Reproduce the material word for word; the images stay out.

⟨

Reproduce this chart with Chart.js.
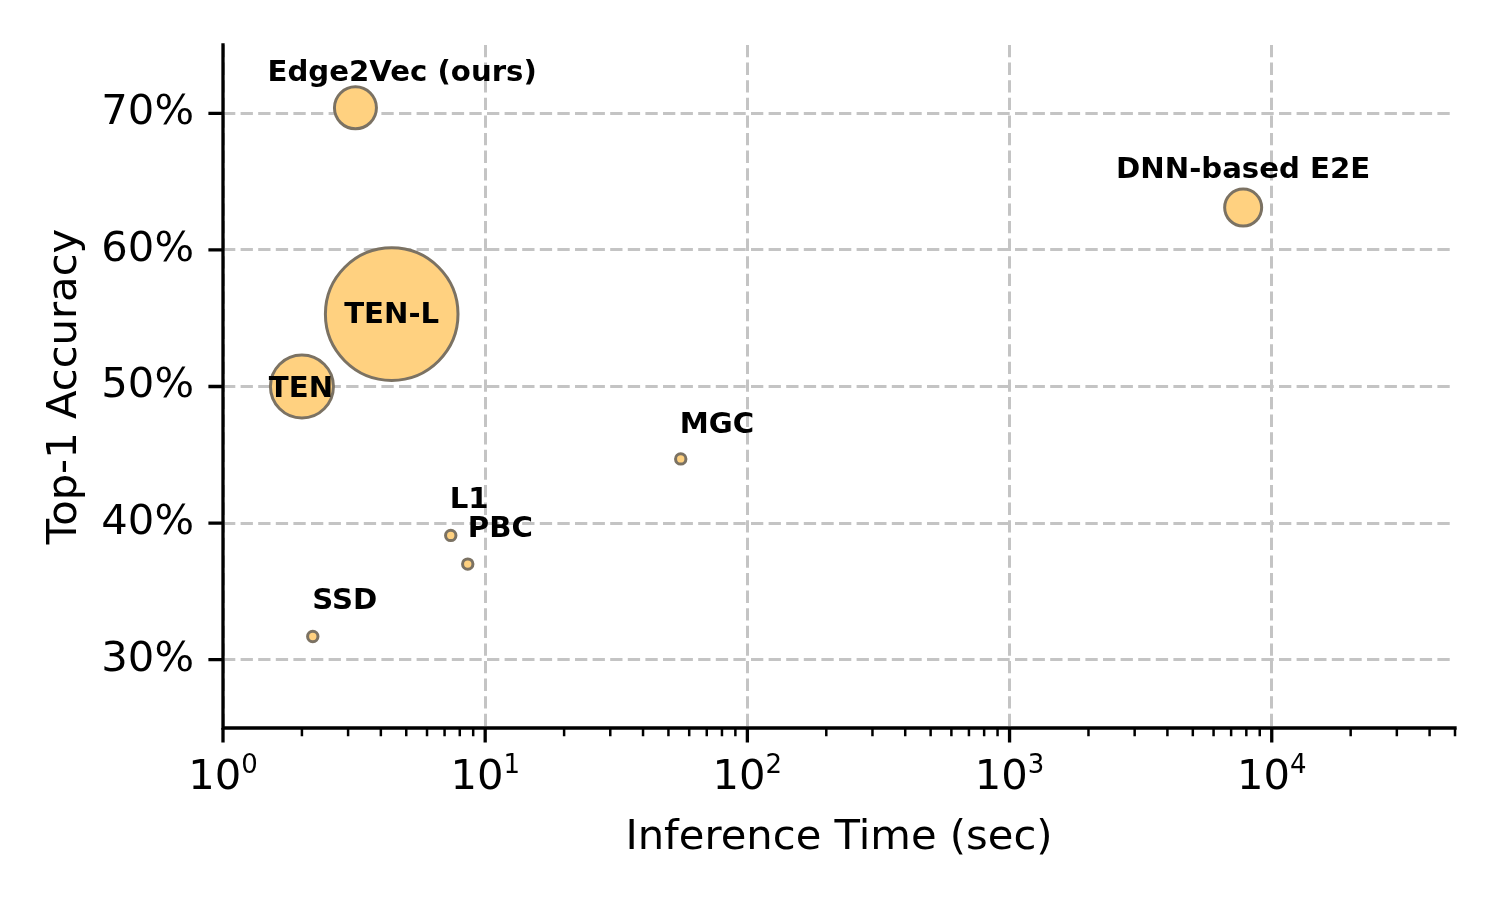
<!DOCTYPE html>
<html>
<head>
<meta charset="utf-8">
<script src="https://cdn.jsdelivr.net/npm/chart.js@4/dist/chart.umd.min.js"></script>
<style>
  html, body { margin: 0; padding: 0; background: #ffffff; }
  #wrap { width: 1500px; height: 900px; }
</style>
</head>
<body>
<div id="wrap"><canvas id="c" width="1500" height="900"></canvas></div>
<script>
// ---- data ----
const models = ['Edge2Vec (ours)', 'DNN-based E2E', 'TEN-L', 'TEN', 'MGC', 'L1', 'PBC', 'SSD'];
const inferenceTime = [3.2, 7780, 4.4, 2.0, 55.7, 7.39, 8.58, 2.2];      // seconds
const accuracy = [70.4, 63.1, 55.3, 50.0, 44.7, 39.1, 37.0, 31.7];       // top-1 %
const bubbleSize = [21, 18.5, 66.3, 31.5, 5.2, 5.2, 5.2, 5.2];          // bubble radius value
const yTickValues = [30, 40, 50, 60, 70];
const xMajorTickValues = [1, 10, 100, 1000, 10000];
const xMin = 1, xMax = 50000, yMin = 25, yMax = 75;

// label placement (pixel offsets from the point, baseline) -- styling only
const labelPlacement = [
  { dx: -88, dy: -27, align: 'left' },
  { dx: 0, dy: -30, align: 'center' },
  { dx: 0, dy: 9, align: 'center' },
  { dx: -1, dy: 10, align: 'center' },
  { dx: -1, dy: -26, align: 'left' },
  { dx: -1, dy: -27, align: 'left' },
  { dx: 0, dy: -27, align: 'left' },
  { dx: -0.5, dy: -27, align: 'left' }
];

// minor log ticks (2..9 in each decade) within the axis range
const xMinorTickValues = [];
xMajorTickValues.forEach(d => { for (let k = 2; k <= 9; k++) { const v = d * k; if (v <= xMax) xMinorTickValues.push(v); } });

const FONT = 'DejaVu Sans';
const TICK_PX = 41.7;
const SUP_PX = 26;

const axesPlugin = {
  id: 'axesPlugin',
  afterDatasetsDraw(chart) {
    const ctx = chart.ctx;
    const meta = chart.getDatasetMeta(0);
    ctx.save();
    ctx.fillStyle = '#000000';
    ctx.font = 'bold 29.2px "' + FONT + '"';
    ctx.textBaseline = 'alphabetic';
    meta.data.forEach((el, i) => {
      const p = labelPlacement[i];
      ctx.textAlign = p.align;
      ctx.fillText(models[i], el.x + p.dx, el.y + p.dy);
    });
    ctx.restore();
  },
  afterDraw(chart) {
    const ctx = chart.ctx;
    const xs = chart.scales.x, ys = chart.scales.y;
    const a = chart.chartArea;
    ctx.save();
    ctx.strokeStyle = '#000000';
    ctx.lineWidth = 3.3;
    ctx.lineCap = 'square';
    ctx.beginPath();
    ctx.moveTo(a.left, a.top); ctx.lineTo(a.left, a.bottom); ctx.lineTo(a.right, a.bottom);
    ctx.stroke();
    ctx.lineCap = 'butt';
    ctx.lineWidth = 3.3;
    ctx.beginPath();
    xMajorTickValues.forEach(v => { const px = xs.getPixelForValue(v); ctx.moveTo(px, a.bottom); ctx.lineTo(px, a.bottom + 14.6); });
    yTickValues.forEach(v => { const py = ys.getPixelForValue(v); ctx.moveTo(a.left, py); ctx.lineTo(a.left - 14.6, py); });
    ctx.stroke();
    ctx.lineWidth = 2.5;
    ctx.beginPath();
    xMinorTickValues.forEach(v => { const px = xs.getPixelForValue(v); ctx.moveTo(px, a.bottom); ctx.lineTo(px, a.bottom + 8.3); });
    ctx.stroke();
    // x tick labels as 10 with a superscript exponent
    ctx.fillStyle = '#000000';
    ctx.textAlign = 'left';
    ctx.textBaseline = 'alphabetic';
    xMajorTickValues.forEach(v => {
      const px = xs.getPixelForValue(v);
      const exp = String(Math.round(Math.log10(v)));
      ctx.font = TICK_PX + 'px "' + FONT + '"';
      const w1 = ctx.measureText('10').width;
      ctx.font = SUP_PX + 'px "' + FONT + '"';
      const w2 = ctx.measureText(exp).width;
      const x0 = px - (w1 + w2) / 2;
      ctx.font = TICK_PX + 'px "' + FONT + '"';
      ctx.fillText('10', x0, a.bottom + 60.5);
      ctx.font = SUP_PX + 'px "' + FONT + '"';
      ctx.fillText(exp, x0 + w1, a.bottom + 44.7);
    });
    ctx.restore();
  }
};

new Chart(document.getElementById('c'), {
  type: 'bubble',
  data: {
    datasets: [{
      label: 'Models',
      data: models.map((m, i) => ({ x: inferenceTime[i], y: accuracy[i], r: bubbleSize[i] })),
      backgroundColor: '#FFD180',
      borderColor: '#7b7263',
      borderWidth: 3,
      hoverRadius: 0
    }]
  },
  options: {
    responsive: false,
    devicePixelRatio: 1,
    animation: false,
    events: [],
    layout: { autoPadding: false, padding: { top: 45, right: 45, left: 0, bottom: 0 } },
    plugins: { legend: { display: false }, tooltip: { enabled: false } },
    scales: {
      x: {
        type: 'logarithmic',
        min: xMin, max: xMax,
        afterBuildTicks: s => { s.ticks = xMajorTickValues.map(v => ({ value: v, major: true })); },
        afterFit: s => { s.height = 172; s.paddingLeft = 0; s.paddingRight = 0; },
        ticks: { display: false, autoSkip: false, maxRotation: 0, minRotation: 0 },
        grid: { color: '#c4c4c4', lineWidth: 3, drawTicks: false },
        border: { display: false, dash: [12.3, 5.3] },
        title: {
          display: true, text: 'Inference Time (sec)', color: '#000000',
          font: { family: FONT, size: TICK_PX }, padding: { top: 0, bottom: 37 }
        }
      },
      y: {
        type: 'linear',
        min: yMin, max: yMax,
        afterBuildTicks: s => { s.ticks = yTickValues.map(v => ({ value: v })); },
        afterFit: s => { s.width = 223; s.paddingTop = 0; s.paddingBottom = 0; },
        ticks: {
          padding: 29,
          color: '#000000',
          font: { family: FONT, size: TICK_PX },
          callback: v => v + '%'
        },
        grid: { color: '#c4c4c4', lineWidth: 3, drawTicks: false },
        border: { display: false, dash: [12.3, 5.3] },
        title: {
          display: true, text: 'Top-1 Accuracy', color: '#000000',
          font: { family: FONT, size: TICK_PX }, padding: { top: 40, bottom: 0 }
        }
      }
    }
  },
  plugins: [axesPlugin]
});
</script>
</body>
</html>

⟩

### Response to this task
Reproduce this chart with Chart.js.
<!DOCTYPE html>
<html>
<head>
<meta charset="utf-8">
<script src="https://cdn.jsdelivr.net/npm/chart.js@4/dist/chart.umd.min.js"></script>
<style>
  html, body { margin: 0; padding: 0; background: #ffffff; }
  #wrap { width: 1500px; height: 900px; }
</style>
</head>
<body>
<div id="wrap"><canvas id="c" width="1500" height="900"></canvas></div>
<script>
// ---- data ----
const models = ['Edge2Vec (ours)', 'DNN-based E2E', 'TEN-L', 'TEN', 'MGC', 'L1', 'PBC', 'SSD'];
const inferenceTime = [3.2, 7780, 4.4, 2.0, 55.7, 7.39, 8.58, 2.2];      // seconds
const accuracy = [70.4, 63.1, 55.3, 50.0, 44.7, 39.1, 37.0, 31.7];       // top-1 %
const bubbleSize = [21, 18.5, 66.3, 31.5, 5.2, 5.2, 5.2, 5.2];          // bubble radius value
const yTickValues = [30, 40, 50, 60, 70];
const xMajorTickValues = [1, 10, 100, 1000, 10000];
const xMin = 1, xMax = 50000, yMin = 25, yMax = 75;

// label placement (pixel offsets from the point, baseline) -- styling only
const labelPlacement = [
  { dx: -88, dy: -27, align: 'left' },
  { dx: 0, dy: -30, align: 'center' },
  { dx: 0, dy: 9, align: 'center' },
  { dx: -1, dy: 10, align: 'center' },
  { dx: -1, dy: -26, align: 'left' },
  { dx: -1, dy: -27, align: 'left' },
  { dx: 0, dy: -27, align: 'left' },
  { dx: -0.5, dy: -27, align: 'left' }
];

// minor log ticks (2..9 in each decade) within the axis range
const xMinorTickValues = [];
xMajorTickValues.forEach(d => { for (let k = 2; k <= 9; k++) { const v = d * k; if (v <= xMax) xMinorTickValues.push(v); } });

const FONT = 'DejaVu Sans';
const TICK_PX = 41.7;
const SUP_PX = 26;

const axesPlugin = {
  id: 'axesPlugin',
  afterDatasetsDraw(chart) {
    const ctx = chart.ctx;
    const meta = chart.getDatasetMeta(0);
    ctx.save();
    ctx.fillStyle = '#000000';
    ctx.font = 'bold 29.2px "' + FONT + '"';
    ctx.textBaseline = 'alphabetic';
    meta.data.forEach((el, i) => {
      const p = labelPlacement[i];
      ctx.textAlign = p.align;
      ctx.fillText(models[i], el.x + p.dx, el.y + p.dy);
    });
    ctx.restore();
  },
  afterDraw(chart) {
    const ctx = chart.ctx;
    const xs = chart.scales.x, ys = chart.scales.y;
    const a = chart.chartArea;
    ctx.save();
    ctx.strokeStyle = '#000000';
    ctx.lineWidth = 3.3;
    ctx.lineCap = 'square';
    ctx.beginPath();
    ctx.moveTo(a.left, a.top); ctx.lineTo(a.left, a.bottom); ctx.lineTo(a.right, a.bottom);
    ctx.stroke();
    ctx.lineCap = 'butt';
    ctx.lineWidth = 3.3;
    ctx.beginPath();
    xMajorTickValues.forEach(v => { const px = xs.getPixelForValue(v); ctx.moveTo(px, a.bottom); ctx.lineTo(px, a.bottom + 14.6); });
    yTickValues.forEach(v => { const py = ys.getPixelForValue(v); ctx.moveTo(a.left, py); ctx.lineTo(a.left - 14.6, py); });
    ctx.stroke();
    ctx.lineWidth = 2.5;
    ctx.beginPath();
    xMinorTickValues.forEach(v => { const px = xs.getPixelForValue(v); ctx.moveTo(px, a.bottom); ctx.lineTo(px, a.bottom + 8.3); });
    ctx.stroke();
    // x tick labels as 10 with a superscript exponent
    ctx.fillStyle = '#000000';
    ctx.textAlign = 'left';
    ctx.textBaseline = 'alphabetic';
    xMajorTickValues.forEach(v => {
      const px = xs.getPixelForValue(v);
      const exp = String(Math.round(Math.log10(v)));
      ctx.font = TICK_PX + 'px "' + FONT + '"';
      const w1 = ctx.measureText('10').width;
      ctx.font = SUP_PX + 'px "' + FONT + '"';
      const w2 = ctx.measureText(exp).width;
      const x0 = px - (w1 + w2) / 2;
      ctx.font = TICK_PX + 'px "' + FONT + '"';
      ctx.fillText('10', x0, a.bottom + 60.5);
      ctx.font = SUP_PX + 'px "' + FONT + '"';
      ctx.fillText(exp, x0 + w1, a.bottom + 44.7);
    });
    ctx.restore();
  }
};

new Chart(document.getElementById('c'), {
  type: 'bubble',
  data: {
    datasets: [{
      label: 'Models',
      data: models.map((m, i) => ({ x: inferenceTime[i], y: accuracy[i], r: bubbleSize[i] })),
      backgroundColor: '#FFD180',
      borderColor: '#7b7263',
      borderWidth: 3,
      hoverRadius: 0
    }]
  },
  options: {
    responsive: false,
    devicePixelRatio: 1,
    animation: false,
    events: [],
    layout: { autoPadding: false, padding: { top: 45, right: 45, left: 0, bottom: 0 } },
    plugins: { legend: { display: false }, tooltip: { enabled: false } },
    scales: {
      x: {
        type: 'logarithmic',
        min: xMin, max: xMax,
        afterBuildTicks: s => { s.ticks = xMajorTickValues.map(v => ({ value: v, major: true })); },
        afterFit: s => { s.height = 172; s.paddingLeft = 0; s.paddingRight = 0; },
        ticks: { display: false, autoSkip: false, maxRotation: 0, minRotation: 0 },
        grid: { color: '#c4c4c4', lineWidth: 3, drawTicks: false },
        border: { display: false, dash: [12.3, 5.3] },
        title: {
          display: true, text: 'Inference Time (sec)', color: '#000000',
          font: { family: FONT, size: TICK_PX }, padding: { top: 0, bottom: 37 }
        }
      },
      y: {
        type: 'linear',
        min: yMin, max: yMax,
        afterBuildTicks: s => { s.ticks = yTickValues.map(v => ({ value: v })); },
        afterFit: s => { s.width = 223; s.paddingTop = 0; s.paddingBottom = 0; },
        ticks: {
          padding: 29,
          color: '#000000',
          font: { family: FONT, size: TICK_PX },
          callback: v => v + '%'
        },
        grid: { color: '#c4c4c4', lineWidth: 3, drawTicks: false },
        border: { display: false, dash: [12.3, 5.3] },
        title: {
          display: true, text: 'Top-1 Accuracy', color: '#000000',
          font: { family: FONT, size: TICK_PX }, padding: { top: 40, bottom: 0 }
        }
      }
    }
  },
  plugins: [axesPlugin]
});
</script>
</body>
</html>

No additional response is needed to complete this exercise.